一方、教主が性的暴行犯として逮捕されて収監生活を繰り返している中でも、摂理はむしろ組織を拡大させ、現在は日本、台湾、香港、米国など40カ国余りの3万人の信者を擁する教団になっているという。被害者たちは、鄭明析が本当のメシアかもしれないからと訴えるのをためらっているというから、人間を洗脳させるカルト宗教の弊害は実に恐ろしい。

失恋して統一教会を脱退

 ところで、このカルト宗教の誕生には統一教会が深く関わっている。

 2022年7月、摂理を脱退する記者会見を開いたキム・ギョンチョン牧師は記者会見文で、摂理教主の相次ぐ性犯罪の背景を次のように暴露した。

「鄭明析の絶え間ない性犯罪行為は、彼が主張する教理のためです。摂理の教理はほとんど統一教会の『原理講論』から来ています。特に創世記編に出てくる〈善悪を知る木の果〉を女性の性器と解釈し、アダムとエバが善悪を知る木の果を取って食べたことを〈セックスした〉と解釈する〈堕落論〉が同じです。

 鄭明析の“三時代論”によると、旧約は主従時代、新約は父子時代、今は成約で新郎新婦の時代だそうです。
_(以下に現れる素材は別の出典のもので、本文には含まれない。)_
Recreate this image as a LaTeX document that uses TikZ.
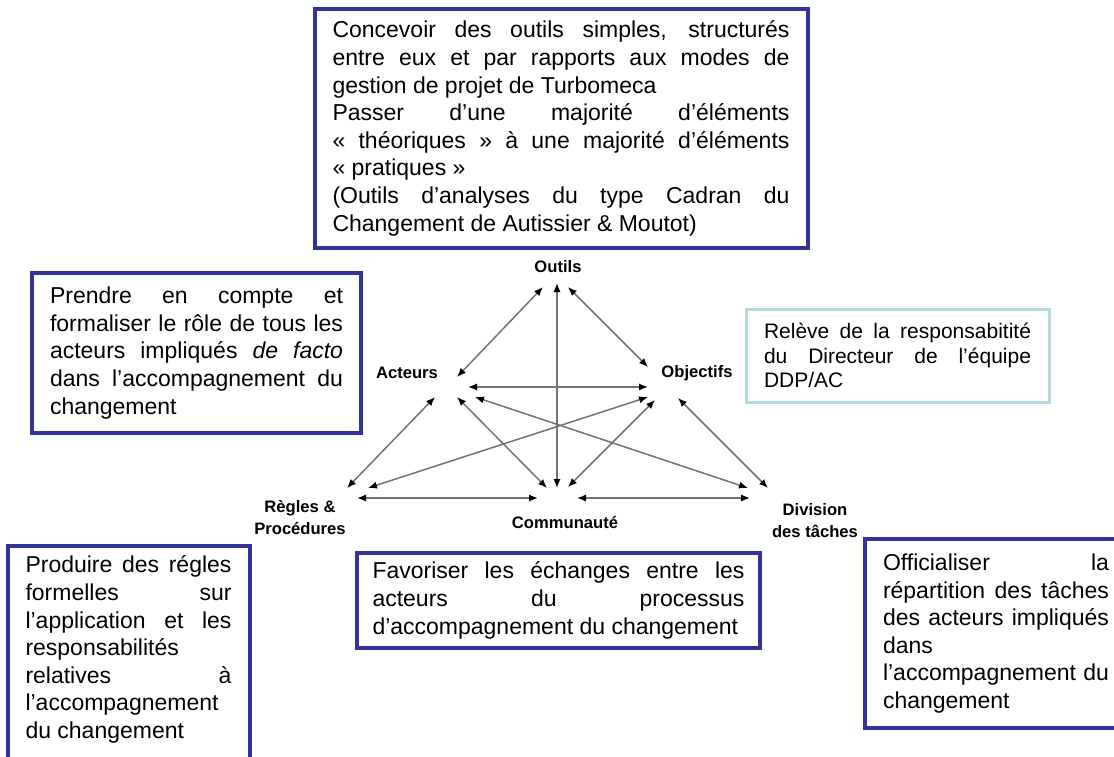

最初のアダムは未成熟のままエバとセックスをして堕落し、2番目のアダムであるイエスは肉体が死んでしまって(性的に堕落した人類の)救いを成し遂げられなかったので、鄭明析が3番目のアダムとなり新郎として来たと主張します。

 だから、新郎になった鄭明析を肉体的に愛することが神様を愛することだと言い、性犯罪を神様の愛だと美化しています。だから、女性たちは、性暴力を受けたにもかかわらず、神様から愛されたものだと錯覚させられます。その教理に惑わされた数百人の女性たちが自ら結婚をあきらめ、北朝鮮の『喜び組』のように生きています。彼女らには治療が必要であり、実際的な救助が必要です」

 カルト宗教研究家である故タク・ミョンファン牧師が月刊『現代宗教』99年8月号に寄稿した「JMSの歴史と実体」によれば、1945年生まれの鄭明析は30歳の1975年に統一教会に入教して1978年までの3年間、統一教会で「反共講師」として活動した。鄭はその当時、好意を寄せていた女性について統一教会に入教したのだが、彼女に失恋すると1978年に統一教会を脱退。側近たちに「文鮮明の使命は75年で終わり、78年からは私の使命が始まった」と公言していたという。